Quindi, nel solco di precedenti orientamenti della stessa Corte, afferma che dal mancato godimento delle ferie deriva il diritto del lavoratore a ricevere il pagamento dell’indennità sostitutiva, che ha natura retributiva, salvo che il datore di lavoro dimostri di avere offerto un adeguato tempo per il godimento delle ferie, di cui il lavoratore non abbia usufruito.

Coerente con questa decisione è un altro precedente della stessa Cassazione (sentenza n. 27206/2017) che ha giudicato legittimo il comportamento della P.A. che aveva sospeso il lavoratore, prossimo al pensionamento, al fine di fargli smaltire le ferie e i riposi compensativi residui.

In questa fattispecie la Suprema Corte ha concluso che, qualora nel corso del rapporto il dipendente non abbia fruito delle ferie e dei riposi compensativi nella misura contrattualmente prevista, il datore di lavoro è legittimato a imporre la fruizione degli stessi, anche per prevenire richieste di pagamento dell’indennità sostitutiva, espressamente esclusa dall’art. 5, comma 8, del D.L. n. 95/2012 convertito, con modificazioni, nella Legge n. 135/2012.

Sul versante del diritto dell’Unione Europea, la Corte di Giustizia, sezione X, Causa C- 341/15, pronunciatasi su una questione pregiudiziale ex art. 267 TFUE, ha fissato il seguente principio:

“L’art. 7, paragrafo 2, della direttiva 2003/88/CE del Parlamento europeo e del Consiglio, del 4 novembre 2003 concernente taluni aspetti dell’organizzazione dell’orario di lavoro, deve essere interpretato nel senso che:

– esso osta a una normativa nazionale, (…), che priva del diritto dell’indennità finanziaria per ferie annuali retribuite non godute il lavoratore il cui rapporto di lavoro sia cessato a seguito della sua domanda di pensionamento e che non sia stato in grado di usufruire di tutte le ferie prima della fine di tale rapporto di lavoro”.

In ultimo, la stessa Corte di Lussemburgo, sentenza 18 gennaio 2024, C-218/22, sulla questione pregiudiziale ex art. 267 TFUE sollevata dal Tribunale del Lavoro di Lecce, ha pronunciato il seguente principio:

“L’articolo 7 della direttiva 2003/88/CE del Parlamento europeo e del Consiglio, del 4 novembre 2003, concernente taluni aspetti dell’organizzazione dell’orario di lavoro, e l’articolo 31, paragrafo 2, della Carta dei diritti fondamentali dell’Unione europea devono essere interpretati nel senso che ostano a una normativa nazionale che, per ragioni attinenti al contenimento della spesa pubblica e alle esigenze organizzative del datore di lavoro pubblico, prevede il divieto di versare al lavoratore un’indennità finanziaria per i giorni di ferie annuali retribuite maturati sia nell’ultimo anno di impiego sia negli anni precedenti e non goduti alla data della cessazione del rapporto di lavoro, qualora egli ponga fine volontariamente a tale rapporto di lavoro e non abbia dimostrato di non aver goduto delle ferie nel corso di detto rapporto di lavoro per ragioni indipendenti dalla sua volontà.”.

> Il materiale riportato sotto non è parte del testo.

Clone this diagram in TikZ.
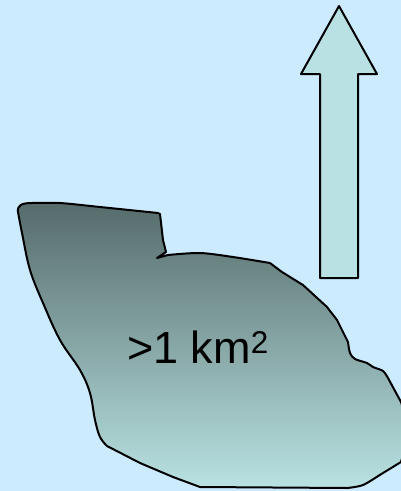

Il caso riguardava un funzionario comunale che aveva chiesto il riconoscimento del diritto ad una indennità sostitutiva delle ferie maturate ma non godute, pari a 79 giorni, all’atto delle sue dimissioni volontarie per andare in pensione anticipata. Il comune aveva rifiutato tale richiesta di pagamento in quanto sosteneva che il dipendente era consapevole del suo obbligo di fruire, prima della cessazione del rapporto di lavoro, di tutti i giorni di ferie ancora residui che gli spettavano.

Anche con quest’ultima sentenza la Corte Europea conferma che le ferie sono un diritto inalienabile e, secondo il principio sancito dall’art. 36, comma 3, Cost., sono irrinunciabili; esse vanno fruite regolarmente oppure devono essere monetizzate alla fine del rapporto in quanto il lavoratore vanta un diritto di credito che deve essere liquidato nell’osservanza del termine della prescrizione decennale poiché si fonda sul rapporto contrattuale di lavoro.

La Corte Europea ha pertanto ribadito l’incompatibilità del divieto di monetizzare le ferie non usufruite, previsto nella normativa italiana per i soli dipendenti pubblici (art. 5, comma 8, D.L. n. 95/2012 convertito, con modificazioni, nella Legge n. 135/2012 sulla spending review), con il diritto europeo, in particolare con la Direttiva Lavoro 2003/88/CE in vigore in tutta Europa.

Si ricorda che le pronunce della Corte di Giustizia hanno efficacia retroattiva e sono direttamente applicabili in tutti gli Stati membri dell’Unione senza che siano necessari atti legislativi di recepimento.